Parce que l'Europe souffre à la fois de la faiblesse de la demande et de l'offre et de fragmentations internes, il nous faut agir sur ces trois fronts. On entend souvent dire que l'Allemagne doit investir et la France se réformer. Cette approche n'est pas satisfaisante, car l'Allemagne a, elle aussi, besoin de se réformer, et parce que l'on n'échange pas des réformes dans un pays contre des investissements dans un autre. Il faut répondre aux défis par des initiatives communes et bénéficier ainsi d'un réel effet d'entraînement.

Nous n'avons pas établi une liste de choses à faire, dans laquelle on pourrait faire des choix : les réformes doivent être complémentaires les unes des autres afin de franchir des seuils, de traiter des problèmes les plus urgents et de créer une dynamique. En outre, il faut distinguer les réformes à effet immédiat de celles qui modifient les comportements ou encore de celles qui améliorent les négociations sociales.

La faiblesse de l'investissement est liée à la faible dynamique économique de l'Europe. Or, l'investissement d'aujourd'hui représente, selon l'expression de Mario Draghi, l'offre de demain : l'on peut parvenir à un consensus entre les partisans de l'offre et ceux de la demande tout en réconciliant court et moyen termes.

La relance de l'investissement dépend en grande partie de la puissance publique : celle-ci investit en effet beaucoup, même si la baisse a atteint 50 à 75 % dans les pays les plus affectés par la crise.
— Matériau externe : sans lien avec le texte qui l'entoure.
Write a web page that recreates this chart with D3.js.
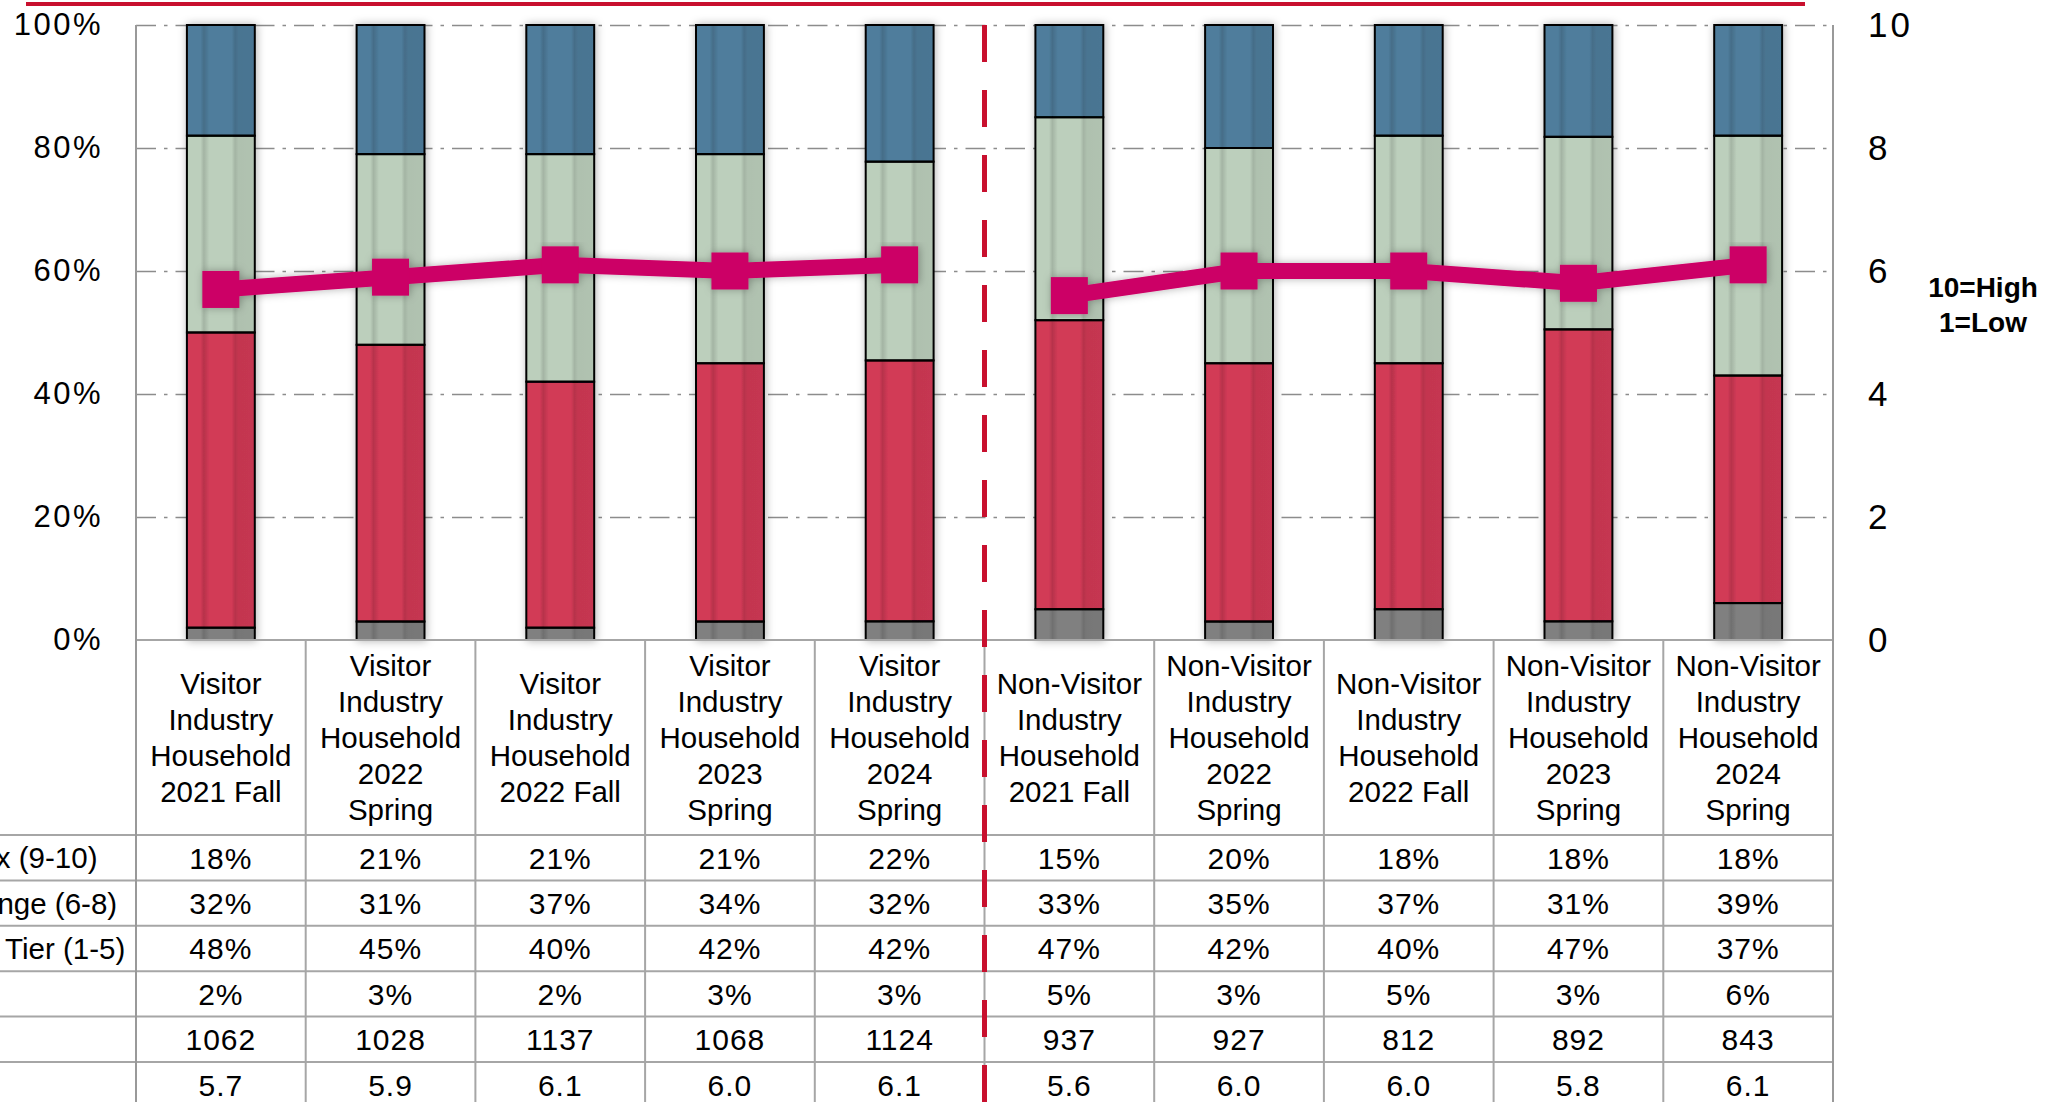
<!DOCTYPE html>
<html>
<head>
<meta charset="utf-8">
<script src="https://cdn.jsdelivr.net/npm/d3@7"></script>
<style>
  body { margin: 0; background: #fff; }
  svg { display: block; font-family: "Liberation Sans", Arial, sans-serif; }
</style>
</head>
<body>
<svg id="chart" width="2062" height="1102"></svg>
<script>
// groups along the x axis (also the table header)
const groups = [
  'Visitor Industry Household 2021 Fall',
  'Visitor Industry Household 2022 Spring',
  'Visitor Industry Household 2022 Fall',
  'Visitor Industry Household 2023 Spring',
  'Visitor Industry Household 2024 Spring',
  'Non-Visitor Industry Household 2021 Fall',
  'Non-Visitor Industry Household 2022 Spring',
  'Non-Visitor Industry Household 2022 Fall',
  'Non-Visitor Industry Household 2023 Spring',
  'Non-Visitor Industry Household 2024 Spring'
];

// shares in percent, as printed in the table
const topBox    = [18, 21, 21, 21, 22, 15, 20, 18, 18, 18];
const midRange  = [32, 31, 37, 34, 32, 33, 35, 37, 31, 39];
const lowerTier = [48, 45, 40, 42, 42, 47, 42, 40, 47, 37];
const dontKnow  = [2, 3, 2, 3, 3, 5, 3, 5, 3, 6];
const sampleSize = [1062, 1028, 1137, 1068, 1124, 937, 927, 812, 892, 843];
const meanScore  = [5.7, 5.9, 6.1, 6.0, 6.1, 5.6, 6.0, 6.0, 5.8, 6.1];

const rowLabels = ['Top Box (9-10)', 'Mid Range (6-8)', 'Bottom Tier (1-5)', '', '', ''];
const leftTicks = [0, 0.2, 0.4, 0.6, 0.8, 1];
const rightTicks = [0, 2, 4, 6, 8, 10];
const scaleNote = ['10=High', '1=Low'];

const seriesKeys = ['dk', 'lower', 'mid', 'top'];
const seriesColors = ['#808080', '#D23A56', '#BCCFBC', '#4F7D9C'];

const svg = d3.select('#chart');

const plot = { left: 136, right: 1833, top: 25, bottom: 640 };
const headerBottom = 835;
const rowH = 45.4;

const colScale = d3.scaleBand().domain(groups).range([plot.left, plot.right]);
const barScale = d3.scaleBand().domain(groups).range([plot.left, plot.right])
  .paddingInner(0.6).paddingOuter(0.3);
const yLeft = d3.scaleLinear().domain([0, 1]).range([plot.bottom, plot.top]);
const yRight = d3.scaleLinear().domain([0, 10]).range([plot.bottom, plot.top]);

// defs: stripes that give the bars their rounded look, and a soft shadow
const defs = svg.append('defs');
const grad = defs.append('linearGradient').attr('id', 'stripes')
  .attr('x1', 0).attr('x2', 1).attr('y1', 0).attr('y2', 0);
[[0, 0], [0.2, 0], [0.25, 0.13], [0.3, 0.05], [0.33, 0], [0.66, 0],
 [0.71, 0.13], [0.76, 0.07], [1, 0.06]].forEach(([o, a]) => {
  grad.append('stop').attr('offset', o).attr('stop-color', '#000').attr('stop-opacity', a);
});
const shadow = defs.append('filter').attr('id', 'shadow')
  .attr('x', '-30%').attr('y', '-5%').attr('width', '160%').attr('height', '110%');
shadow.append('feDropShadow').attr('dx', 1).attr('dy', 0).attr('stdDeviation', 4)
  .attr('flood-color', '#000').attr('flood-opacity', 0.3);

// red line across the top
svg.append('line')
  .attr('x1', 26).attr('x2', 1805).attr('y1', 4).attr('y2', 4)
  .attr('stroke', '#C8102E').attr('stroke-width', 4);

// gridlines
svg.append('g')
  .attr('transform', `translate(${plot.left},0)`)
  .call(d3.axisLeft(yLeft).tickValues(leftTicks.slice(1)).tickFormat('')
    .tickSize(-(plot.right - plot.left)))
  .call(g => g.select('.domain').remove())
  .call(g => g.selectAll('.tick line')
    .attr('stroke', '#8c8c8c').attr('stroke-width', 1.5)
    .attr('stroke-dasharray', '20,8,3.5,8'));

// left axis labels
svg.append('g')
  .attr('transform', `translate(${plot.left},0)`)
  .call(d3.axisLeft(yLeft).tickValues(leftTicks).tickFormat(d3.format('.0%'))
    .tickSize(0).tickPadding(33))
  .call(g => g.select('.domain').remove())
  .call(g => g.selectAll('text')
    .attr('font-family', '"Liberation Sans", Arial, sans-serif')
    .attr('font-size', 31).attr('fill', '#000')
    .style('letter-spacing', '2.5px'));

// right axis labels
svg.append('g')
  .attr('transform', `translate(${plot.right},0)`)
  .call(d3.axisRight(yRight).tickValues(rightTicks).tickSize(0).tickPadding(35))
  .call(g => g.select('.domain').remove())
  .call(g => g.selectAll('text')
    .attr('font-family', '"Liberation Sans", Arial, sans-serif')
    .attr('font-size', 35).attr('fill', '#000')
    .style('letter-spacing', '3px'));

svg.append('text')
  .attr('x', 1983).attr('y', 297)
  .attr('text-anchor', 'middle')
  .attr('font-size', 28).attr('font-weight', 'bold')
  .selectAll('tspan')
  .data(scaleNote)
  .join('tspan')
  .attr('x', 1983)
  .attr('dy', (d, i) => i ? 35 : 0)
  .text(d => d);

// stacked bars
const rows = groups.map((g, i) => ({
  group: g, dk: dontKnow[i], lower: lowerTier[i], mid: midRange[i], top: topBox[i]
}));
const stacked = d3.stack().keys(seriesKeys).offset(d3.stackOffsetExpand)(rows);
const color = d3.scaleOrdinal().domain(seriesKeys).range(seriesColors);

const bars = svg.append('g').attr('class', 'bars')
  .selectAll('g')
  .data(groups)
  .join('g')
  .attr('filter', 'url(#shadow)');

bars.each(function (grp, i) {
  const g = d3.select(this);
  g.selectAll('rect.seg')
    .data(stacked.map(s => ({ key: s.key, v: s[i] })))
    .join('rect')
    .attr('class', 'seg')
    .attr('x', barScale(grp))
    .attr('width', barScale.bandwidth())
    .attr('y', d => yLeft(d.v[1]))
    .attr('height', d => yLeft(d.v[0]) - yLeft(d.v[1]))
    .attr('fill', d => color(d.key));
  g.append('rect')
    .attr('x', barScale(grp))
    .attr('width', barScale.bandwidth())
    .attr('y', yLeft(1))
    .attr('height', yLeft(0) - yLeft(1))
    .attr('fill', 'url(#stripes)');
  g.selectAll('rect.outline')
    .data(stacked.map(s => s[i]))
    .join('rect')
    .attr('class', 'outline')
    .attr('x', barScale(grp))
    .attr('width', barScale.bandwidth())
    .attr('y', d => yLeft(d[1]))
    .attr('height', d => yLeft(d[0]) - yLeft(d[1]))
    .attr('fill', 'none')
    .attr('stroke', '#000')
    .attr('stroke-width', 2);
});

// table grid
const tableBottom = 1102;
const grid = svg.append('g').attr('stroke', '#a6a6a6').attr('stroke-width', 2);
grid.append('line')
  .attr('x1', plot.left).attr('x2', plot.right)
  .attr('y1', plot.bottom).attr('y2', plot.bottom);
grid.selectAll('line.hrow')
  .data(d3.range(rowLabels.length + 1))
  .join('line')
  .attr('class', 'hrow')
  .attr('x1', 0).attr('x2', plot.right)
  .attr('y1', i => headerBottom + i * rowH)
  .attr('y2', i => headerBottom + i * rowH);
grid.selectAll('line.vcol')
  .data(groups.slice(1))
  .join('line')
  .attr('class', 'vcol')
  .attr('x1', d => colScale(d)).attr('x2', d => colScale(d))
  .attr('y1', plot.bottom).attr('y2', tableBottom);
grid.selectAll('line.edge')
  .data([plot.left, plot.right])
  .join('line')
  .attr('class', 'edge')
  .attr('stroke', '#999')
  .attr('x1', d => d).attr('x2', d => d)
  .attr('y1', plot.top).attr('y2', tableBottom);

// header text, wrapped to the column
const maxW = colScale.bandwidth() - 14;
const headMid = (plot.bottom + headerBottom) / 2;
groups.forEach(grp => {
  const cx = colScale(grp) + colScale.bandwidth() / 2;
  const t = svg.append('text')
    .attr('text-anchor', 'middle')
    .attr('font-size', 29.5)
    .attr('fill', '#000');
  const words = grp.split(' ');
  const lines = [];
  let cur = [];
  const probe = t.append('tspan');
  words.forEach(w => {
    const test = cur.concat(w).join(' ');
    probe.text(test);
    if (cur.length && probe.node().getComputedTextLength() > maxW) {
      lines.push(cur.join(' '));
      cur = [w];
    } else {
      cur.push(w);
    }
  });
  lines.push(cur.join(' '));
  probe.remove();
  const lh = 36;
  t.selectAll('tspan')
    .data(lines)
    .join('tspan')
    .attr('x', cx)
    .attr('y', (d, i) => headMid + (i - (lines.length - 1) / 2) * lh + 10.5)
    .text(d => d);
});

// table values
const pct = d => d + '%';
const tableRows = [
  topBox.map(pct),
  midRange.map(pct),
  lowerTier.map(pct),
  dontKnow.map(pct),
  sampleSize.map(String),
  meanScore.map(d3.format('.1f'))
];
tableRows.forEach((vals, r) => {
  const cy = headerBottom + r * rowH + rowH / 2;
  svg.append('g')
    .selectAll('text')
    .data(vals)
    .join('text')
    .attr('x', (d, i) => colScale(groups[i]) + colScale.bandwidth() / 2)
    .attr('y', cy)
    .attr('dy', '0.36em')
    .attr('text-anchor', 'middle')
    .attr('font-size', 30)
    .style('letter-spacing', '1px')
    .text(d => d);
  svg.append('text')
    .attr('x', -96)
    .attr('y', cy)
    .attr('dy', '0.36em')
    .attr('font-size', 29.5)
    .text(rowLabels[r]);
});

// divider between visitor and non-visitor households
const isNonVisitor = g => g.startsWith('Non-Visitor');
const splitX = colScale(groups.find(isNonVisitor));
svg.append('line')
  .attr('x1', splitX).attr('x2', splitX)
  .attr('y1', plot.top).attr('y2', tableBottom)
  .attr('stroke', '#C8102E').attr('stroke-width', 5)
  .attr('stroke-dasharray', '37,28');

// mean score line (right axis), one run per household type
const points = groups.map((g, i) => ({
  x: barScale(g) + barScale.bandwidth() / 2,
  y: yRight(meanScore[i]),
  type: isNonVisitor(g) ? 'non' : 'visitor'
}));
const lineGen = d3.line().x(d => d.x).y(d => d.y);
const meanG = svg.append('g').attr('filter', 'url(#shadow)');
meanG.selectAll('path')
  .data(d3.groups(points, d => d.type).map(d => d[1]))
  .join('path')
  .attr('d', lineGen)
  .attr('fill', 'none')
  .attr('stroke', '#CC0066')
  .attr('stroke-width', 16);
meanG.selectAll('rect')
  .data(points)
  .join('rect')
  .attr('x', d => d.x - 18.5)
  .attr('y', d => d.y - 18.5)
  .attr('width', 37)
  .attr('height', 37)
  .attr('fill', '#CC0066');
</script>
</body>
</html>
Si l'investissement public allemand a diminué, le niveau du nôtre reste satisfaisant, quoique l'on puisse parfois s'interroger sur la pertinence de son allocation.

En deuxième lieu, le cadre réglementaire détermine les décisions des entreprises, partant leurs investissements, surtout dans les secteurs de l'énergie, des transports et de l'environnement. Les entreprises ont besoin d'une visibilité à long terme. Or, tel n'est pas le cas en Europe : ainsi le prix, très bas, du carbone, constitue presque une désincitation à investir dans des technologies propres.
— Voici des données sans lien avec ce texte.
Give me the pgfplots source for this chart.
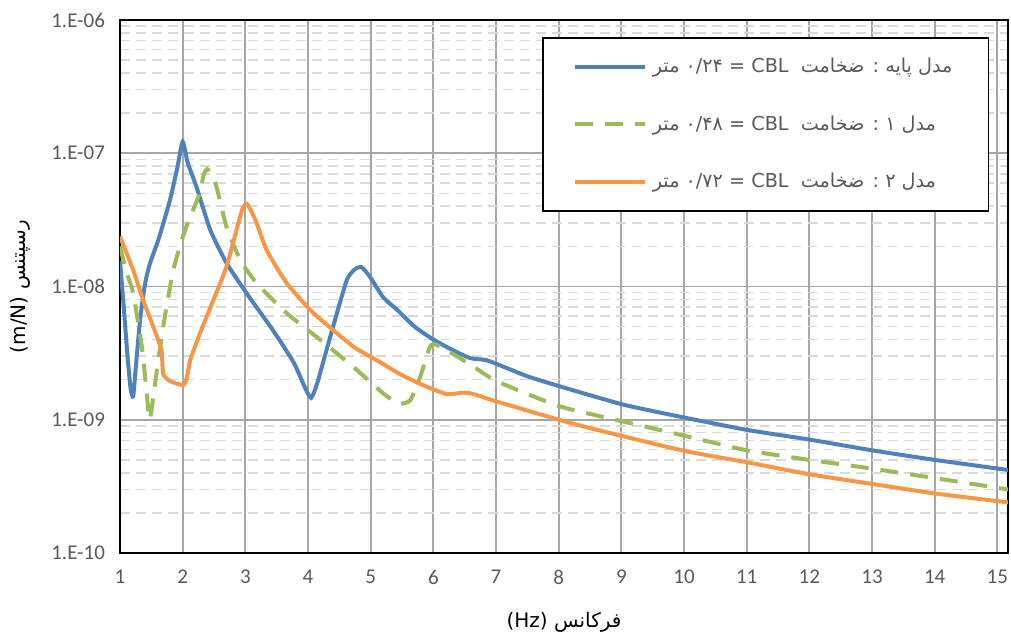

En troisième lieu, le système financier européen repose largement sur le système bancaire, où se concentre le risque. Or, les règlementations comme « Bâle » ou les mécanismes de résolution des crises bancaires ont pour objet de réduire les risques qu'elles prennent, de sorte que l'appétence pour le risque diminue.

Dans notre rapport, nous mettons l'accent sur la transition vers un nouveau modèle de croissance : la flexisécurité. La compétitivité est notre deuxième priorité : la fiscalité ne peut être le seul levier dans ce domaine. Contrairement à ce qui a été dit, nous n'avons jamais prôné le gel des salaires. En revanche, il faut passer à une obligation triennale de négocier et indexer le smic sur la productivité. Enfin, l'efficacité des dépenses publiques est notre troisième priorité : la France pourrait mieux faire.